Shaping congregational health requires a two-fold pastoral-formation strategy. On the one hand it’s creating a common life that appeals to the majority of members and potential members. This will include the tentative and immature, those ready to experiment and go further, those with a stable if not fully mature life of faith and practice, and those I call people of Apostolic faith and practice[ii]. It’s everyone that is there on a regular and frequent basis plus it takes into account those who may be attracted to that form of common life in the future. In any parish this is the majority of people in the pews on Sunday. I’m sure you see the dilemma in this. What appeals to those currently making up the congregation may not appeal to potential members. All dilemmas have energy and possibilities in them.
There’s a second dilemma. If this is all there is the parish may be happy in a superficial way but will lack spiritual depth and fullness.
So, on the other hand there’s a need to nurture those of a more Apostolic Faith and set loose in the parish an energy that encourages such faith and practice. There’s a need to do this while keeping your feet on the ground and remembering that there will never be a time when the parish doesn’t have this mix of people. It will never be all apostolic. Nor should it be. That would make it a pious club, a kind of sect rather than a microcosm of the Holy Catholic Church with its inclusiveness and fuzzy boundaries. Those who are uncertain and doubting, the cautious and fearful, are as much a part of the parish economy as the most Apostolic among us.
These two parts of the strategy may, in fact, at times will, be in tension with each other.
The vicariously connected – These are people who establish a vicarious relationship with the parish. They don’t attend regular worship though may show up for a funeral. The relationship may be totally unacknowledged on their part or they may see the parish as “their parish” even though they are not on the parish roles. They are connected through geography, an activity, family, or friends. These are people who may be in the building weekly in an AA or yoga group, those who usually show up at a parish dinner with their church-going spouse, and people who are connected with some service or relational ministry of the parish. [iii]
There are parishes where this relationship has become weak or non-existent. The task may new to create a new set of vicarious connections. There are other places where all the vicarious relationships are from among the friends and relatives of older members and not from among groups of people likely to engage the system in ways that create what’s needed for the future.
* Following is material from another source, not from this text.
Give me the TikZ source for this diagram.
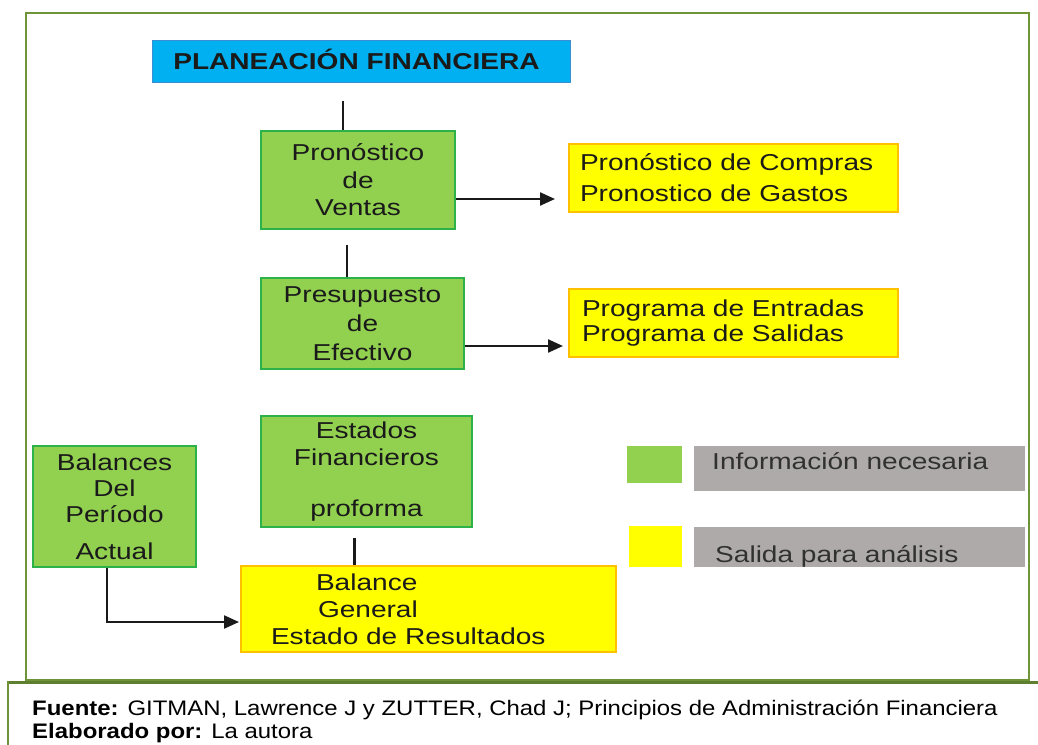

Parishes have had many ways of connecting to the broader community, and in so doing creating a vicarious group. Many urban churches have summer day camps; others have a labyrinth that is walked daily by people who never attend the Eucharist. When I was on the bishop’s staff in Connecticut I knew of a rural church with a rifle range in the basement and another that sponsored the town horse show. There are parishes that have a regular art exhibit in the worship space or parish hall. Others have developed a relationship with the jazz or theater community. Our approach to pastoral and sacramental matters can be used to develop a vicarious faith relationship with the parish. Family-related liturgies such as baptisms, marriages, burials, and house blessings usually include people with no current connection. These liturgies are opportunities to expose people to the Christian faith as lived in the Episcopal Church.
The building – When you sit, or better still celebrate the Eucharist, in your parish’s liturgical space are you enchanted, do you experience being part of something that has come before you and will exist after you? Does it speak to you of awe and solemn beauty, of delight and wonder? Do you have this strange sense that you have great value and at the same time are called to great humility? Are you somehow most yourself when in this place, especially when engaged in the Eucharist or Office?
This holiness of a space is real because it is a place in which people have been made holy, have found themselves, have laid their lives upon the altar and received in back in the bread and wine. It is holy because it is a place of God’s presence. In this place people are embraced, challenged and receive identity and purpose.
If there is a parish hall make it work for the parish’s social life, its educational offerings, and its meetings for both routine matters and deep discernment. Peter Block[iv] maintains that in arranging meeting space we are trying “to build relatedness, accountability, and commitment.” … “Physical space is more decisive in creating community than we realize. Most meeting spaces are designed for control, negotiation, and persuasion...Community is built when we sit in circles, when there are windows and the walls have signs of life, when every voice can be equally heard.” Block prefers that there be no tables.
So the task is to shape it and then maintain it in good condition – meaning both basic systems and “the beauty of holiness.[v]” Use it effectively and to purposes consistent with our identity – for gatherings of the congregation in discernment, for education and training, and to simply enjoy one another; also some rentals and free use both to support the parish budget but also to provide some useful service in the community.
As you consider your parish – is one of these elements missing or too weak to play its role? Is one present but we don’t “listen” to it? Is one out of whack in some way?
This isn’t just about the elements in themselves. Maybe the most interesting part comes as we begin to see and accept responsibility for the lines between the elements. There is challenge and possibility in the “space” between: congregation and the vicarious, the vicarious and the building and the congregation and the building. There’s a conversation to be had along those lines.
[i] Almighty God, we thank you for making us in your image, to share in the ordering of your world. Receive the work of our hands in this place, now to be set apart for your worship, the building up of the living, and the remembrance of the dead, to the praise and glory of your Name; through Jesus Christ our Lord. From “The Dedication and Consecration of a Church” p. 567 BCP
[ii] “People with a relatively disciplined, mature, full spiritual life; flexibility with self and others; an experimental and exploratory stance; competent and committed Christians. Fill All Things: The Dynamics of Spirituality in the Parish Church, Robert Gallagher, Ascension Press, 2008.
[iii] The idea of how people relate to a parish church through vicarious faith is explored in more depth in p. 132 and 134 in Fill All Things: The Dynamics of Spirituality in the Parish Church
[iv] Chapter 14, Community: The Structure of Belonging, Peter Block, Berrett- Koehler Publ., San Francisco, 2008.